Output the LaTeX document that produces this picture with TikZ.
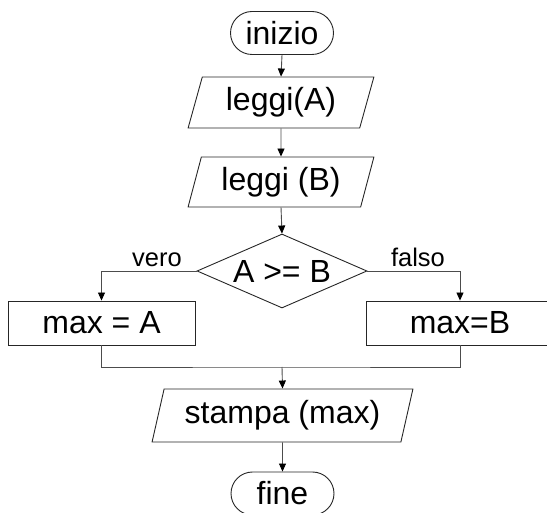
\documentclass[tikz,border=0pt]{standalone}
\usepackage{fontspec}
\setmainfont{Liberation Sans}
\usetikzlibrary{shapes.geometric,shapes.misc,arrows.meta}

\begin{document}
\begin{tikzpicture}[x=1pt,y=-1pt,
    testo/.style={font=\fontsize{32}{38}\selectfont},
    bordo/.style={draw=black!85,line width=0.9pt,inner sep=0pt},
    terminale/.style={testo,bordo,rounded rectangle,minimum width=103pt,minimum height=43pt},
    io/.style={testo,bordo,trapezium,trapezium left angle=71.6,trapezium right angle=108.4,trapezium stretches=true},
    blocco/.style={testo,bordo,rectangle,minimum width=187pt,minimum height=44pt},
    scelta/.style={testo,bordo,diamond,aspect=2.3,minimum width=170pt,minimum height=74pt},
    etichetta/.style={font=\fontsize{25.5}{30}\selectfont,anchor=base},
    linea/.style={draw=black!70,line width=0.9pt},
    freccia/.style={linea,-{Triangle[length=8pt,width=7pt,black]}}]
% page size of the reference
    \useasboundingbox (0,0) rectangle (547,513);
    \clip (0,0) rectangle (547,513);

% Draw blocks
    \node[terminale] (inizio) at (282,33) {inizio};
    \node[io,minimum width=186pt,minimum height=51pt] (leggiA) at (281,102.5) {leggi(A)};
    \node[io,minimum width=186pt,minimum height=50pt] (leggiB) at (281,182) {leggi (B)};
    \node[scelta] (cond) at (282,271) {A >= B};
    \node[blocco] (maxA) at (101.5,323) {max = A};
    \node[blocco] (maxB) at (460,323) {max=B};
    \node[io,minimum width=261pt,minimum height=53pt] (stampa) at (282.5,415.5) {stampa (max)};
    \node[terminale] (fine) at (282.5,493.5) {fine};
    \coordinate (unione) at (282,367);

% Draw connectors
  \foreach \a/\b in {inizio/leggiA, leggiA/leggiB, leggiB/cond, stampa/fine} {
    \draw[freccia] (\a.south) -- (\b.north);
  }
    \draw[freccia] (cond.west) -| (maxA.north);
    \draw[freccia] (cond.east) -| (maxB.north);
    \draw[linea] (maxA.south) |- (unione) -| (maxB.south);
    \draw[freccia] (unione) -- (stampa.north);

    % labels of the branches
    \node[etichetta] (vero) at (157,267) {vero};
    \node[etichetta] (falso) at (418,267) {falso};

\end{tikzpicture}
\end{document}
__________________________________________________
> [REQUIREMENT]:
Quote the material word for word, dropping any images it holds.

> [THE SOLUTION]:
Output the LaTeX document that produces this picture with TikZ.
\documentclass[tikz,border=0pt]{standalone}
\usepackage{fontspec}
\setmainfont{Liberation Sans}
\usetikzlibrary{shapes.geometric,shapes.misc,arrows.meta}

\begin{document}
\begin{tikzpicture}[x=1pt,y=-1pt,
    testo/.style={font=\fontsize{32}{38}\selectfont},
    bordo/.style={draw=black!85,line width=0.9pt,inner sep=0pt},
    terminale/.style={testo,bordo,rounded rectangle,minimum width=103pt,minimum height=43pt},
    io/.style={testo,bordo,trapezium,trapezium left angle=71.6,trapezium right angle=108.4,trapezium stretches=true},
    blocco/.style={testo,bordo,rectangle,minimum width=187pt,minimum height=44pt},
    scelta/.style={testo,bordo,diamond,aspect=2.3,minimum width=170pt,minimum height=74pt},
    etichetta/.style={font=\fontsize{25.5}{30}\selectfont,anchor=base},
    linea/.style={draw=black!70,line width=0.9pt},
    freccia/.style={linea,-{Triangle[length=8pt,width=7pt,black]}}]
% page size of the reference
    \useasboundingbox (0,0) rectangle (547,513);
    \clip (0,0) rectangle (547,513);

% Draw blocks
    \node[terminale] (inizio) at (282,33) {inizio};
    \node[io,minimum width=186pt,minimum height=51pt] (leggiA) at (281,102.5) {leggi(A)};
    \node[io,minimum width=186pt,minimum height=50pt] (leggiB) at (281,182) {leggi (B)};
    \node[scelta] (cond) at (282,271) {A >= B};
    \node[blocco] (maxA) at (101.5,323) {max = A};
    \node[blocco] (maxB) at (460,323) {max=B};
    \node[io,minimum width=261pt,minimum height=53pt] (stampa) at (282.5,415.5) {stampa (max)};
    \node[terminale] (fine) at (282.5,493.5) {fine};
    \coordinate (unione) at (282,367);

% Draw connectors
  \foreach \a/\b in {inizio/leggiA, leggiA/leggiB, leggiB/cond, stampa/fine} {
    \draw[freccia] (\a.south) -- (\b.north);
  }
    \draw[freccia] (cond.west) -| (maxA.north);
    \draw[freccia] (cond.east) -| (maxB.north);
    \draw[linea] (maxA.south) |- (unione) -| (maxB.south);
    \draw[freccia] (unione) -- (stampa.north);

    % labels of the branches
    \node[etichetta] (vero) at (157,267) {vero};
    \node[etichetta] (falso) at (418,267) {falso};

\end{tikzpicture}
\end{document}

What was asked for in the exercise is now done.